Another way of looking at the crisis of Western democracy in recent years would be to say that there has, in fact, been a fatal shortage of convictions. Surely we can parse between varieties of convictions and champion those promoting values of justice, equality and freedom without sweeping the lot of them off the table as hopelessly tainted. The extraordinary cascade of protests in the wake of George Floyd’s murder was driven by an irrepressible conviction that the impunity hitherto accorded police brutality could not be borne if even a nominal American democracy were to survive. Only a profound, even transcendent conviction of the role such wrongs play in perpetuating a history that, while not an endless repetition, is layered with correlative injustices could have inspired a movement that made systemic change feel tantalizingly within reach.
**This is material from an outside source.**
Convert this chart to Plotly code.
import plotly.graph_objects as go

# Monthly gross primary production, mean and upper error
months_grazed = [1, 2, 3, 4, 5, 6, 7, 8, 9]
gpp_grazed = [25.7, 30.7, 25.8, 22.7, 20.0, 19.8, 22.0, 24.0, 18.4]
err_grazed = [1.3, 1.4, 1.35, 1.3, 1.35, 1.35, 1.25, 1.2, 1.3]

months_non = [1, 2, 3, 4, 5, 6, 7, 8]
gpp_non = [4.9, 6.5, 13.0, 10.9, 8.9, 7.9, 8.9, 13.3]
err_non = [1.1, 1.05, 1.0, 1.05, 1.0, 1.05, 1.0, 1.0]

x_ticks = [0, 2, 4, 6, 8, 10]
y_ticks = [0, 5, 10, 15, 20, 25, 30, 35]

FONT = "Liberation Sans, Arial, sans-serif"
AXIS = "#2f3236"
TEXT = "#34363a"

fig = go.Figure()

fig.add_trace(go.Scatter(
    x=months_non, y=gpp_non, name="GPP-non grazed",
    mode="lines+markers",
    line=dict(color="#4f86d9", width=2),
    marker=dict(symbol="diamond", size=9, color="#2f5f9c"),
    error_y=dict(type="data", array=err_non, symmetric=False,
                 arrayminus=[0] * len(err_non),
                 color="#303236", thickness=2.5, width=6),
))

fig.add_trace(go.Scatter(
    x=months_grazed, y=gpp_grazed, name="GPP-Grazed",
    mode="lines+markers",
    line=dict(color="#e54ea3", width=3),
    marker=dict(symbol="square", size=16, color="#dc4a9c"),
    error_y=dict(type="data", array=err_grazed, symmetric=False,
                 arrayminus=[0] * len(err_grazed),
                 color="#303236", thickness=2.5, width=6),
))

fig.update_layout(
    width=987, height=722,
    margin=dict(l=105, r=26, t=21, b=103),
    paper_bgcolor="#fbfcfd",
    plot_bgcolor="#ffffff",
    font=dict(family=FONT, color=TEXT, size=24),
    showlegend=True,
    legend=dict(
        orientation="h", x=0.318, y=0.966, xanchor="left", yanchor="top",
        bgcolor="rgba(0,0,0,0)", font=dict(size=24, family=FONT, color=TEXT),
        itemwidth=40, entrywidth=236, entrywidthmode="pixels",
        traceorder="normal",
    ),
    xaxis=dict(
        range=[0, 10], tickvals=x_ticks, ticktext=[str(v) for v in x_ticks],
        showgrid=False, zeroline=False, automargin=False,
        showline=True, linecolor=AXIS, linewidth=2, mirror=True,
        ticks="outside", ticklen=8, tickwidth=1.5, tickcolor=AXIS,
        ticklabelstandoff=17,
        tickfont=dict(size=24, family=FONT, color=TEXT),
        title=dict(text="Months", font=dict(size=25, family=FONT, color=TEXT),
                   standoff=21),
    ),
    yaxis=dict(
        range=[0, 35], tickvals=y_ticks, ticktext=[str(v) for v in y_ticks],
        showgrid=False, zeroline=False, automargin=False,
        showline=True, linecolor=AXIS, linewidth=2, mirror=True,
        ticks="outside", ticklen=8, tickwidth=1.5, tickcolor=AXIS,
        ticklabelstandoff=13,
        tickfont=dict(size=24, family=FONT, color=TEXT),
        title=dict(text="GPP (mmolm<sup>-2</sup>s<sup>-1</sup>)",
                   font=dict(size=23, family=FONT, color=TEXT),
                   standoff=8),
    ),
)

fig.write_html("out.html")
In its less zealous iterations, the Jewish approach to time and history is similarly sedimentary; its different strata revealing patterns that resonate illuminatingly across the eras without strictly reproducing them.
Confronted by a slew of nihilistic, misery-profiteering ‘strong men’ leaders, armed with flexible propagandas, we must learn to differentiate between types of passionate, serious beliefs just as surely as between types of individuals and histories. Otherwise, farce will only ever be clocking time before becoming tragedy once again.